## Extracted data entries
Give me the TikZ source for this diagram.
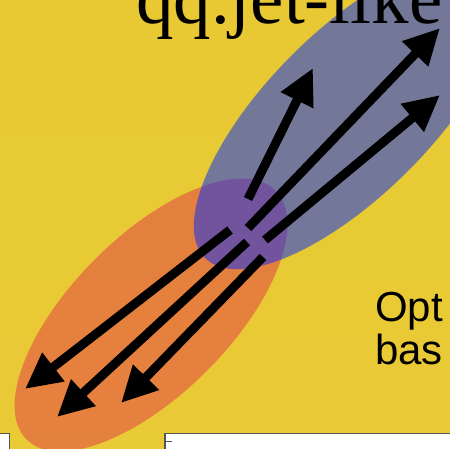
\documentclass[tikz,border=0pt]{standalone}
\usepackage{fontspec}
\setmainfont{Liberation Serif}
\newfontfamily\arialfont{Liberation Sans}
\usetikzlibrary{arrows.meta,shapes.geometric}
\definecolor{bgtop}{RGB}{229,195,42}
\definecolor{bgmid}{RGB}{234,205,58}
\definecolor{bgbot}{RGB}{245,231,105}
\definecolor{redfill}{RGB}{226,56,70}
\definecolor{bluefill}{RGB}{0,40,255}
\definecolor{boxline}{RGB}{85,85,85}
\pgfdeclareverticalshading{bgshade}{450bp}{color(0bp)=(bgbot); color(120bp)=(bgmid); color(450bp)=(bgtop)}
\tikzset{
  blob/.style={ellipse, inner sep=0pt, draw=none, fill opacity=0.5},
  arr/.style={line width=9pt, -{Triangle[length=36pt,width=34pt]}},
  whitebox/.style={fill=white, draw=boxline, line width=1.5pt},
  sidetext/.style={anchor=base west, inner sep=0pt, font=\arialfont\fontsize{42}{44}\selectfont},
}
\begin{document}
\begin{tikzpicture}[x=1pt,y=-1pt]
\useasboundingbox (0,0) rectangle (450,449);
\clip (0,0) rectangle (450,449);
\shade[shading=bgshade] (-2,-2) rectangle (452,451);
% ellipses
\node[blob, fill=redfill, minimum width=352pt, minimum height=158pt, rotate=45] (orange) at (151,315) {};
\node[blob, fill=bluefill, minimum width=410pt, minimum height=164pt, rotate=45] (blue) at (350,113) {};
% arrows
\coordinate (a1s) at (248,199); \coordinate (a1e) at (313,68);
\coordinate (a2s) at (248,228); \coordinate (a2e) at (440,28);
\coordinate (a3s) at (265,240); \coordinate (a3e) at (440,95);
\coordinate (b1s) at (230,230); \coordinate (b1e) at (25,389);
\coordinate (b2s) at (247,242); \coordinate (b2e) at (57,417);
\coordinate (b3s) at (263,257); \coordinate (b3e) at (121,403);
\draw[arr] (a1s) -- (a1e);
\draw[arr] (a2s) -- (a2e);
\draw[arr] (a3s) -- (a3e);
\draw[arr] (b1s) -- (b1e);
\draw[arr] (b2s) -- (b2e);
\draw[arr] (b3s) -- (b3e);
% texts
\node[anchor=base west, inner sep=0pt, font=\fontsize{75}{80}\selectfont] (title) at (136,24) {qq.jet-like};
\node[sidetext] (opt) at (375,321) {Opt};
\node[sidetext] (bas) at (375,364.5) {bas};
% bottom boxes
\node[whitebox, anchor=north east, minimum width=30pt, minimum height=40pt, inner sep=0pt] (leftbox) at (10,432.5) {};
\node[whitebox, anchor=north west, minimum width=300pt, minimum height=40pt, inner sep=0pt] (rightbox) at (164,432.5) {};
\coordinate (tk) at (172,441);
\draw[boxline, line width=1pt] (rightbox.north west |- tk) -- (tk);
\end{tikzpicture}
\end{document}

---

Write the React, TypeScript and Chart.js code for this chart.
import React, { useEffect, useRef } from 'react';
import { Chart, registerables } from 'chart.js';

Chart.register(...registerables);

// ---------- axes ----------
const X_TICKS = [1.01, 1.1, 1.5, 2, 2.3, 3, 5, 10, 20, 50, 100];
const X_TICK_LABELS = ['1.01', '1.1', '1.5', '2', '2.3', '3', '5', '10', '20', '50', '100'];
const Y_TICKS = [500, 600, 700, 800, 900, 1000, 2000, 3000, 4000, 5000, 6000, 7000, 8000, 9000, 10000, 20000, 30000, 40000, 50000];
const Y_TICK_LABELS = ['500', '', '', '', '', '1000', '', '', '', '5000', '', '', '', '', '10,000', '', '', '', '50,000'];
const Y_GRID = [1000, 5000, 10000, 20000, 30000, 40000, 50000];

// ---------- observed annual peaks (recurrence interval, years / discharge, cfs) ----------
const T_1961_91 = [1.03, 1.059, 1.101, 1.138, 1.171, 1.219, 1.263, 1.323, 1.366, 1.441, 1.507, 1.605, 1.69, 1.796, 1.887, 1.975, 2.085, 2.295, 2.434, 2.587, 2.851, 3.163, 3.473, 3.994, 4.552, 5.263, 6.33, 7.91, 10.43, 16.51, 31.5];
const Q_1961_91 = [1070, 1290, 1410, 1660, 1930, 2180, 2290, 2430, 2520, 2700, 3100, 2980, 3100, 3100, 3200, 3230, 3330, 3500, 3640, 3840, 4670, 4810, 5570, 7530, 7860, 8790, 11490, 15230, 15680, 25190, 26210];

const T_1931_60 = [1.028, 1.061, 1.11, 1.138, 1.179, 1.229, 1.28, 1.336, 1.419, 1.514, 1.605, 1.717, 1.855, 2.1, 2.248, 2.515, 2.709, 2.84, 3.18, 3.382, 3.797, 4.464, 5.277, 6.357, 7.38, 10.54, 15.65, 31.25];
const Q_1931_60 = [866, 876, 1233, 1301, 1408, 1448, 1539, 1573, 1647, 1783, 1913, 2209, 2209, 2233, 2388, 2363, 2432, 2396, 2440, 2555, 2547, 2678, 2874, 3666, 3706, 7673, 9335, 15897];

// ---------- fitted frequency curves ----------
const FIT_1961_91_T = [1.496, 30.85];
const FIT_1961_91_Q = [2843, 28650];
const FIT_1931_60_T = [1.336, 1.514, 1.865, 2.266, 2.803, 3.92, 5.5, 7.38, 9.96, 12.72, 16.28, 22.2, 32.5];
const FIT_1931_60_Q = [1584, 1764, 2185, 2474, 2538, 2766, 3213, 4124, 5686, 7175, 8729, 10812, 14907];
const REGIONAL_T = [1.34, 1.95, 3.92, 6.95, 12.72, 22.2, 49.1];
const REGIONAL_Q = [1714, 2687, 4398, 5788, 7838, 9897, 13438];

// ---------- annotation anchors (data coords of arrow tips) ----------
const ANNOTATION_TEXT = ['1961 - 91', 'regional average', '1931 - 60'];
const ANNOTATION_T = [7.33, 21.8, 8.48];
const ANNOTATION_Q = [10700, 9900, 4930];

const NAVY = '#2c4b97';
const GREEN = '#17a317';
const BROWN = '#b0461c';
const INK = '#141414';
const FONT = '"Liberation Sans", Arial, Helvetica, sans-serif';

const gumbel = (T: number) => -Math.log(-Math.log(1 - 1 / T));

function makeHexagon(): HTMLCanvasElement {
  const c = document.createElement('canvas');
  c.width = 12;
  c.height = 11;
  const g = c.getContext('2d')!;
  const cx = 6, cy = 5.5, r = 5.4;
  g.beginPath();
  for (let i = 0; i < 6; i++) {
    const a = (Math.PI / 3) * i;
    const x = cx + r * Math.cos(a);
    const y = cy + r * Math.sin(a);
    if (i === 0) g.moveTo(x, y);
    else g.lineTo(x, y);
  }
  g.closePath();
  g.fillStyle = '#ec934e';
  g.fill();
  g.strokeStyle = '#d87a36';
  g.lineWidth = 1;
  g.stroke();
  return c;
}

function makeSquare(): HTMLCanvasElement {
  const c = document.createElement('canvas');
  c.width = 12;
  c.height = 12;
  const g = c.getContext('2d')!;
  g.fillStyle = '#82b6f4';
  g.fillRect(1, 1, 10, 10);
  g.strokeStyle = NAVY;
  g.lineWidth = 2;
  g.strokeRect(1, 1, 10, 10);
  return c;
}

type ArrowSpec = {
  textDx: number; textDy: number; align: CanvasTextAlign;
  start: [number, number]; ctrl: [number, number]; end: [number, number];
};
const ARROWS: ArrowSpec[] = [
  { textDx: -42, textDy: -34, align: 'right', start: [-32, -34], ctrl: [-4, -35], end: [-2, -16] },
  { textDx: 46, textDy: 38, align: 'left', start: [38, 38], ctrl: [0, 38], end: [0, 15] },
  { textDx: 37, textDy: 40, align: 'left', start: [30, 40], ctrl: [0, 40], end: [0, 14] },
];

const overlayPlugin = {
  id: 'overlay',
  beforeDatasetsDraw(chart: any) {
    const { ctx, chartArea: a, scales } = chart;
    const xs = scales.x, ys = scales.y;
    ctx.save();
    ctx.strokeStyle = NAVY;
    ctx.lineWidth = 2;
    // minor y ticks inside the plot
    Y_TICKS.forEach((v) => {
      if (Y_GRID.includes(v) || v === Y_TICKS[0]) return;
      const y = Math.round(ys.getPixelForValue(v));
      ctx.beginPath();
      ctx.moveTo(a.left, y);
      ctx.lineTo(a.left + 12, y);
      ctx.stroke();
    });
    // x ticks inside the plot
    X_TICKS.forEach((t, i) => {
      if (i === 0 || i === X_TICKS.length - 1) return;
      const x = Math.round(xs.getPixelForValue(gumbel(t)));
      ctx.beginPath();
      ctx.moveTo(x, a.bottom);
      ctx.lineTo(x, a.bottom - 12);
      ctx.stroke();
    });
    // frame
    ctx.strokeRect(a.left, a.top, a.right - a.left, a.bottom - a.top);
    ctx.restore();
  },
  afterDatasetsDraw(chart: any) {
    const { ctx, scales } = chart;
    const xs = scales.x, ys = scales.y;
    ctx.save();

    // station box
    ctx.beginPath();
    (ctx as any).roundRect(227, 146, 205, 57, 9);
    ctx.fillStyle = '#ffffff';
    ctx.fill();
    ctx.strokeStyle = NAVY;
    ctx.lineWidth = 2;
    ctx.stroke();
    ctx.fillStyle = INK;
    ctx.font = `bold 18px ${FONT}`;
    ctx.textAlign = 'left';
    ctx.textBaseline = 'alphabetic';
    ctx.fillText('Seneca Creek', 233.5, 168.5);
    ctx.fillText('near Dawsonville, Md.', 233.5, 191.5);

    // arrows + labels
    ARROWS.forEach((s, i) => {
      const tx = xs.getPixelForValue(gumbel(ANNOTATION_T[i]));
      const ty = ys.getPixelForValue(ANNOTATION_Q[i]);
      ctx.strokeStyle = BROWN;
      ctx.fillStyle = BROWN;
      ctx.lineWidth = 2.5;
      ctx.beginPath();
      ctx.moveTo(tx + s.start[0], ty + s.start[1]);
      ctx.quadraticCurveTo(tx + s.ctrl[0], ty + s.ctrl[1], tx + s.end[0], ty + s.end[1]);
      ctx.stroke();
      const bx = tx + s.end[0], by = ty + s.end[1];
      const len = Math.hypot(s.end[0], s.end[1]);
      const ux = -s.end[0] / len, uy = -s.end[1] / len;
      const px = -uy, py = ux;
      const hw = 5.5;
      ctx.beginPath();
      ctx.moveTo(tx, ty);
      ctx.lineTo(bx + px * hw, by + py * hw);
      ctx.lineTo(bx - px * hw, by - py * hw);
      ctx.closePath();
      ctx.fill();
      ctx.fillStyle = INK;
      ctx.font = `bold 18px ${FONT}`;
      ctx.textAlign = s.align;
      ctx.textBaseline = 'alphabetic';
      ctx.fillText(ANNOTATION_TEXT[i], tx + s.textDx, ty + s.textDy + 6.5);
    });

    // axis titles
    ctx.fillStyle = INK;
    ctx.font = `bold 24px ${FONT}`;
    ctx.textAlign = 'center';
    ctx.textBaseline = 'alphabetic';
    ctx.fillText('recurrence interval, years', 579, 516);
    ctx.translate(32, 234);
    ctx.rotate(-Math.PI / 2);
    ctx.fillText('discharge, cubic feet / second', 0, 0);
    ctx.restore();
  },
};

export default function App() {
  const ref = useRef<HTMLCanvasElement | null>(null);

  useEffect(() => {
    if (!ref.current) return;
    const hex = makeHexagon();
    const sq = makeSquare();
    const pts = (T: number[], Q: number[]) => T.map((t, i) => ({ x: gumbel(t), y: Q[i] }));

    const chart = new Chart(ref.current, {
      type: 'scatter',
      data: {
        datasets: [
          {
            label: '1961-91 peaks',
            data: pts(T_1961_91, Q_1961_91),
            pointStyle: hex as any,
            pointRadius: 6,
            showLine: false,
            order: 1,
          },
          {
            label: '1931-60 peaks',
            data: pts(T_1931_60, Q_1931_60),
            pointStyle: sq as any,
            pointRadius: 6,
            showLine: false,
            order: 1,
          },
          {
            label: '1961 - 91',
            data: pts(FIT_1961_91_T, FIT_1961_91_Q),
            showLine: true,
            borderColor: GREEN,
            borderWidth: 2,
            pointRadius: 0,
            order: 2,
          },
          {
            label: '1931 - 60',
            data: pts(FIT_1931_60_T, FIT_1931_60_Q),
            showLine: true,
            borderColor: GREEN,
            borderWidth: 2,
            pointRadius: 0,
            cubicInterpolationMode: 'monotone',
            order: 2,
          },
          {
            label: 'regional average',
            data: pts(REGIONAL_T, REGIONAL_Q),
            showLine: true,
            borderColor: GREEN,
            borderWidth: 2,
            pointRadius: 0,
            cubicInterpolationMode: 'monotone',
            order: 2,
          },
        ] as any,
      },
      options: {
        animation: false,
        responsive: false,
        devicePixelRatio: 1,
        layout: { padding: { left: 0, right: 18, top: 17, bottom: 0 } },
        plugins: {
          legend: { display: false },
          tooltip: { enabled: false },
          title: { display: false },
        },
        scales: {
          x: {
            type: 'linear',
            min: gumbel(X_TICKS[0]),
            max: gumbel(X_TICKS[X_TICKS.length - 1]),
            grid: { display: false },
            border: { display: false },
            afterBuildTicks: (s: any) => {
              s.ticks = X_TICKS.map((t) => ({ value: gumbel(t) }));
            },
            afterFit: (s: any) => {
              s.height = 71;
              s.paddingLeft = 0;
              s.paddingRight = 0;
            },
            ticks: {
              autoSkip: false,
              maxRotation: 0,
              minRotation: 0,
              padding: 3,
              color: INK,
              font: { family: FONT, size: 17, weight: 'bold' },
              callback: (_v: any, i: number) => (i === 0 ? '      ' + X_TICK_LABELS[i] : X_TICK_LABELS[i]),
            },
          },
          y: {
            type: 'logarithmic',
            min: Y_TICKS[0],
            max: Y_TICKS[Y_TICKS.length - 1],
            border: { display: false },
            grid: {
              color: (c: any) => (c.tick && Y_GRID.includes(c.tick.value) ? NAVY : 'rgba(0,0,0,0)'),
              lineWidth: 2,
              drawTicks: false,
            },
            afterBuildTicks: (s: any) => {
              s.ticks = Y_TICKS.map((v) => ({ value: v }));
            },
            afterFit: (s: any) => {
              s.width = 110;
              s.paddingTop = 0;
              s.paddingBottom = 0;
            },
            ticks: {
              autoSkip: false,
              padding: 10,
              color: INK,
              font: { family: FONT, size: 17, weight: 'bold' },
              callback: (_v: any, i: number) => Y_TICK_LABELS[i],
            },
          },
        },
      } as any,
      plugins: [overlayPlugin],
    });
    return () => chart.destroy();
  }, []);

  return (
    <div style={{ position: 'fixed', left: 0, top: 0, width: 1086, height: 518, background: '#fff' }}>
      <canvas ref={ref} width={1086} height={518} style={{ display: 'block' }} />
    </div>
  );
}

## Required work
Using the data above, extract exactly the lines from the one that holds "Write the React, TypeScript" to the one that holds "const Y_GRID = [1000, 5000, 10000, 20000, 30000, 40000, 50000];", both ends included, and no others.

## Solution for this exercise
Write the React, TypeScript and Chart.js code for this chart.
import React, { useEffect, useRef } from 'react';
import { Chart, registerables } from 'chart.js';

Chart.register(...registerables);

// ---------- axes ----------
const X_TICKS = [1.01, 1.1, 1.5, 2, 2.3, 3, 5, 10, 20, 50, 100];
const X_TICK_LABELS = ['1.01', '1.1', '1.5', '2', '2.3', '3', '5', '10', '20', '50', '100'];
const Y_TICKS = [500, 600, 700, 800, 900, 1000, 2000, 3000, 4000, 5000, 6000, 7000, 8000, 9000, 10000, 20000, 30000, 40000, 50000];
const Y_TICK_LABELS = ['500', '', '', '', '', '1000', '', '', '', '5000', '', '', '', '', '10,000', '', '', '', '50,000'];
const Y_GRID = [1000, 5000, 10000, 20000, 30000, 40000, 50000];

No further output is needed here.